▶ [WHAT TO PRODUCE]: Scan the material for the word "this", and copy each line where it shows up.

▶ [DATA PROVIDED]:
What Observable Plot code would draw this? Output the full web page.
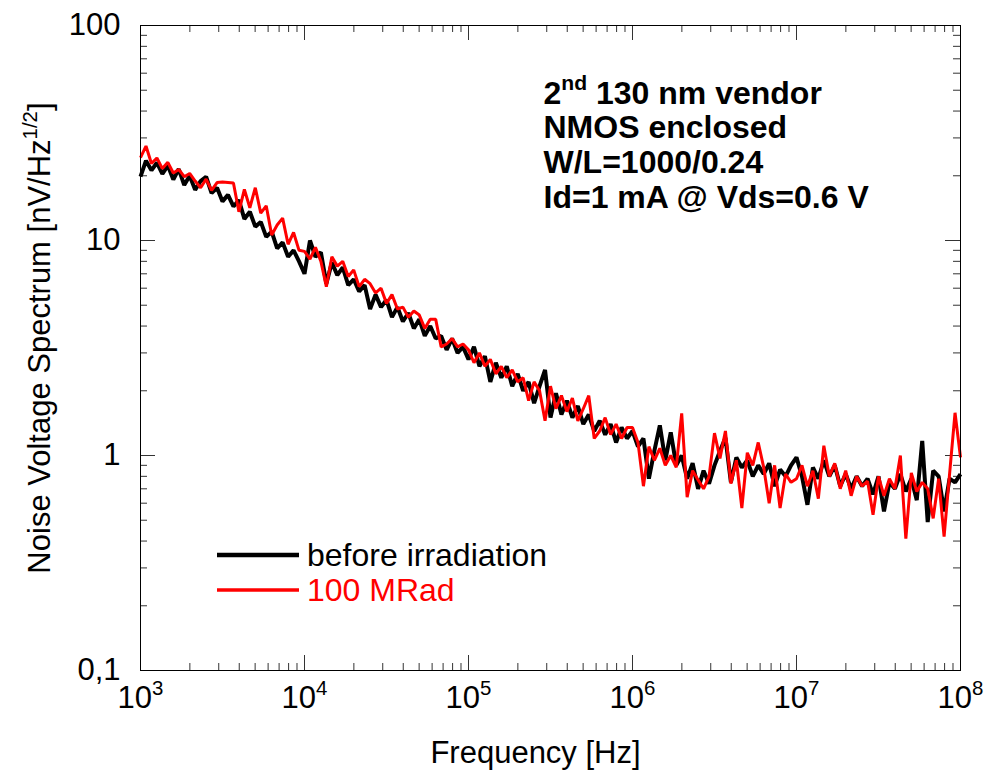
<!DOCTYPE html>
<html><head><meta charset="utf-8">
<script src="https://cdn.jsdelivr.net/npm/d3@7"></script>
<script src="https://cdn.jsdelivr.net/npm/@observablehq/plot@0.6"></script>
<style>body{margin:0;background:#fff}</style>
</head><body><div id="chart"></div>
<script>
// Frequencies [Hz]
const freq = [
 1000,1080,1166,1259,1359,1468,1585,1711,1848,1995,2154,2326,2512,2712,2929,3162,3415,3687,3981,4299,4642,5012,5412,5843,6310,6813,7356,7943,8577,9261,
 1.000e4,1.080e4,1.166e4,1.259e4,1.359e4,1.468e4,1.585e4,1.711e4,1.848e4,1.995e4,2.154e4,2.326e4,2.512e4,2.712e4,2.929e4,3.162e4,3.415e4,3.687e4,3.981e4,4.299e4,4.642e4,5.012e4,5.412e4,5.843e4,6.310e4,6.813e4,7.356e4,7.943e4,8.577e4,9.261e4,
 1.000e5,1.080e5,1.166e5,1.259e5,1.359e5,1.468e5,1.585e5,1.711e5,1.848e5,1.995e5,2.154e5,2.326e5,2.512e5,2.712e5,2.929e5,3.162e5,3.415e5,3.687e5,3.981e5,4.299e5,4.642e5,5.012e5,5.412e5,5.843e5,6.310e5,6.813e5,7.356e5,7.943e5,8.577e5,9.261e5,
 1.000e6,1.080e6,1.166e6,1.259e6,1.359e6,1.468e6,1.585e6,1.711e6,1.848e6,1.995e6,2.154e6,2.326e6,2.512e6,2.712e6,2.929e6,3.162e6,3.415e6,3.687e6,3.981e6,4.299e6,4.642e6,5.012e6,5.412e6,5.843e6,6.310e6,6.813e6,7.356e6,7.943e6,8.577e6,9.261e6,
 1.000e7,1.080e7,1.166e7,1.259e7,1.359e7,1.468e7,1.585e7,1.711e7,1.848e7,1.995e7,2.154e7,2.326e7,2.512e7,2.712e7,2.929e7,3.162e7,3.415e7,3.687e7,3.981e7,4.299e7,4.642e7,5.012e7,5.412e7,5.843e7,6.310e7,6.813e7,7.356e7,7.943e7,8.577e7,9.261e7,
 1.000e8
];
// Noise voltage spectrum [nV/Hz^1/2], before irradiation (black)
const beforeIrradiation = [
 19.8,23.5,21.2,23.0,20.4,22.3,19.2,21.5,18.1,20.0,17.2,18.9,19.8,16.6,17.6,15.2,16.3,14.4,15.4,12.6,13.6,11.6,12.2,10.4,11.0,9.2,9.8,8.4,9.0,8.0,
 7.0,10.0,8.4,8.8,6.3,7.9,6.9,7.5,6.2,6.6,5.8,6.2,4.8,5.6,4.9,5.3,4.4,4.9,4.2,4.6,3.9,4.3,3.6,4.0,3.5,3.6,3.1,3.5,3.0,3.2,
 2.8,3.2,2.6,2.9,2.2,2.7,2.3,2.6,2.1,2.4,2.0,2.2,1.75,2.1,2.5,1.5,1.95,1.55,1.8,1.5,1.7,1.4,1.55,1.3,1.45,1.25,1.4,1.15,1.35,1.2,
 1.3,1.1,1.2,0.78,1.05,1.38,0.95,1.28,0.9,1.0,0.78,0.92,0.7,0.85,0.74,0.9,1.05,1.21,0.75,0.98,0.88,0.95,0.8,0.9,0.82,0.92,0.72,0.86,0.8,0.9,
 0.98,0.8,0.59,0.88,0.78,0.95,0.8,0.9,0.72,0.82,0.7,0.8,0.72,0.78,0.66,0.8,0.55,0.75,0.7,0.82,0.68,0.78,0.62,1.17,0.49,0.85,0.8,0.55,0.78,0.75,
 0.82
];
// After 100 MRad (red)
const after100MRad = [
 24.3,27.5,22.8,24.2,21.6,23.1,20.6,21.4,19.8,20.5,18.9,17.6,19.3,17.1,18.6,18.7,18.6,18.5,13.6,17.3,14.2,17.6,13.4,14.5,10.6,11.8,12.7,9.6,10.9,9.0,
 8.9,8.2,9.3,8.0,6.1,8.4,7.6,8.0,6.8,7.3,6.1,6.6,6.3,5.7,6.0,5.1,5.6,4.8,4.9,4.4,4.7,4.5,3.9,4.3,4.3,3.2,3.3,3.5,3.2,3.3,
 3.1,2.7,3.0,2.6,2.8,2.4,2.6,2.3,2.5,2.2,2.3,1.8,2.2,2.0,1.45,2.1,1.65,1.9,1.6,1.85,1.45,1.65,1.9,1.2,1.3,1.5,1.25,1.4,1.2,1.35,
 1.35,1.15,0.72,1.1,0.95,1.08,0.9,1.0,0.88,1.57,0.64,0.85,0.77,0.7,0.8,1.27,0.97,1.3,0.74,0.95,0.57,1.03,0.9,1.15,0.88,0.6,0.9,0.57,0.82,0.75,
 0.78,0.9,0.72,0.85,0.63,1.11,0.8,0.92,0.7,0.85,0.65,0.8,0.72,0.76,0.53,0.8,0.65,0.78,0.7,1.0,0.41,0.83,0.68,0.75,0.7,0.51,0.78,0.42,0.82,1.58,
 0.98
];
const xMajor = [1e3,1e4,1e5,1e6,1e7,1e8];
const xTickExponents = ["3","4","5","6","7","8"];
const xMinor = [2e3,3e3,4e3,5e3,6e3,7e3,8e3,9e3,2e4,3e4,4e4,5e4,6e4,7e4,8e4,9e4,2e5,3e5,4e5,5e5,6e5,7e5,8e5,9e5,2e6,3e6,4e6,5e6,6e6,7e6,8e6,9e6,2e7,3e7,4e7,5e7,6e7,7e7,8e7,9e7];
const yMajor = [0.1,1,10,100];
const yTickLabels = ["0,1","1","10","100"];
const yMinor = [0.2,0.3,0.4,0.5,0.6,0.7,0.8,0.9,2,3,4,5,6,7,8,9,20,30,40,50,60,70,80,90];
const seriesNames = ["before irradiation","100 MRad"];
const seriesColors = ["#000000","#ff0000"];
const annotationLines = ["2^{nd} 130 nm vendor","NMOS enclosed","W/L=1000/0.24","Id=1 mA @ Vds=0.6 V"];
const xTitle = "Frequency [Hz]";
const yTitle = "Noise Voltage Spectrum [nV/Hz^{1/2}]";

const W = 1001, H = 770, ML = 140, MR = 41, MT = 25, MB = 100;
const FH = H - MT - MB, FW = W - ML - MR;
const majorLen = 15, minorLen = 7, tickColor = "#333";

const rowsBefore = freq.map((f, i) => ({f, v: beforeIrradiation[i]}));
const rowsAfter = freq.map((f, i) => ({f, v: after100MRad[i]}));

const chart = Plot.plot({
  width: W, height: H,
  marginLeft: ML, marginRight: MR, marginTop: MT, marginBottom: MB,
  style: {fontFamily: "'Liberation Sans', Arial, sans-serif", background: "#fff", color: "#000", overflow: "visible"},
  x: {type: "log", domain: [1e3, 1e8]},
  y: {type: "log", domain: [0.1, 100]},
  marks: [
    Plot.tickX(xMinor, {x: d => d, insetTop: FH - minorLen, stroke: tickColor}),
    Plot.tickX(xMinor, {x: d => d, insetBottom: FH - minorLen, stroke: tickColor}),
    Plot.tickX(xMajor, {x: d => d, insetTop: FH - majorLen, stroke: tickColor}),
    Plot.tickX(xMajor, {x: d => d, insetBottom: FH - majorLen, stroke: tickColor}),
    Plot.tickY(yMinor, {y: d => d, insetRight: FW - minorLen, stroke: tickColor}),
    Plot.tickY(yMinor, {y: d => d, insetLeft: FW - minorLen, stroke: tickColor}),
    Plot.tickY(yMajor, {y: d => d, insetRight: FW - majorLen, stroke: tickColor}),
    Plot.tickY(yMajor, {y: d => d, insetLeft: FW - majorLen, stroke: tickColor}),
    Plot.line(rowsBefore, {x: "f", y: "v", stroke: seriesColors[0], strokeWidth: 4, strokeLinejoin: "miter", strokeLinecap: "butt"}),
    Plot.line(rowsAfter, {x: "f", y: "v", stroke: seriesColors[1], strokeWidth: 3, strokeLinejoin: "miter", strokeLinecap: "butt"}),
    Plot.frame({stroke: "#000", strokeWidth: 1}),
    Plot.axisX({ticks: xMajor, tickSize: 0, tickPadding: 15, label: null, fontSize: 31,
      tickFormat: d => "10^{" + xTickExponents[xMajor.indexOf(d)] + "}"}),
    Plot.axisY({ticks: yMajor, tickSize: 0, tickPadding: 20, label: null, fontSize: 31,
      tickFormat: d => yTickLabels[yMajor.indexOf(d)]}),
    Plot.text([xTitle], {text: d => d, frameAnchor: "bottom", dx: -15, dy: 92, lineAnchor: "bottom", fontSize: 31}),
    Plot.text([yTitle], {text: d => d, frameAnchor: "left", textAnchor: "middle", rotate: -90, dx: -100, dy: -10, lineAnchor: "middle", fontSize: 31}),
    ...annotationLines.map((t, i) => Plot.text([t], {text: d => d, frameAnchor: "top-left", textAnchor: "start",
      lineAnchor: "bottom", dx: 403, dy: 78 + i * 34.7, fontSize: 32, fontWeight: "bold"}))
  ]
});
document.getElementById("chart").appendChild(chart);

// superscripts
d3.select(chart).selectAll("text").each(function() {
  const s = this.textContent;
  const m = s.match(/^(.*?)\^\{(.*?)\}(.*)$/);
  if (!m) return;
  const F = parseFloat(getComputedStyle(this).fontSize) || 31;
  const shift = 0.42 * F, sup = 0.66 * F;
  const sel = d3.select(this);
  sel.text(null);
  sel.append("tspan").text(m[1]);
  sel.append("tspan").attr("dy", -shift).attr("font-size", sup).text(m[2]);
  if (m[3]) sel.append("tspan").attr("dy", shift).text(m[3]);
});

// legend
const lg = d3.select(chart).append("g").attr("font-size", 32).attr("text-anchor", "start")
  .attr("font-family", "'Liberation Sans', Arial, sans-serif");
seriesNames.forEach((name, i) => {
  const yy = 555 + i * 35;
  lg.append("line").attr("x1", 217).attr("x2", 299).attr("y1", yy).attr("y2", yy)
    .attr("stroke", seriesColors[i]).attr("stroke-width", i === 0 ? 4.5 : 3.5);
  lg.append("text").attr("x", 307).attr("y", yy + 11).attr("text-anchor", "start").attr("fill", seriesColors[i]).text(name);
});
</script></body></html>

▶ [ANSWER FOR THE TASK]:
What Observable Plot code would draw this? Output the full web page.
  const s = this.textContent;
  const F = parseFloat(getComputedStyle(this).fontSize) || 31;
  const sel = d3.select(this);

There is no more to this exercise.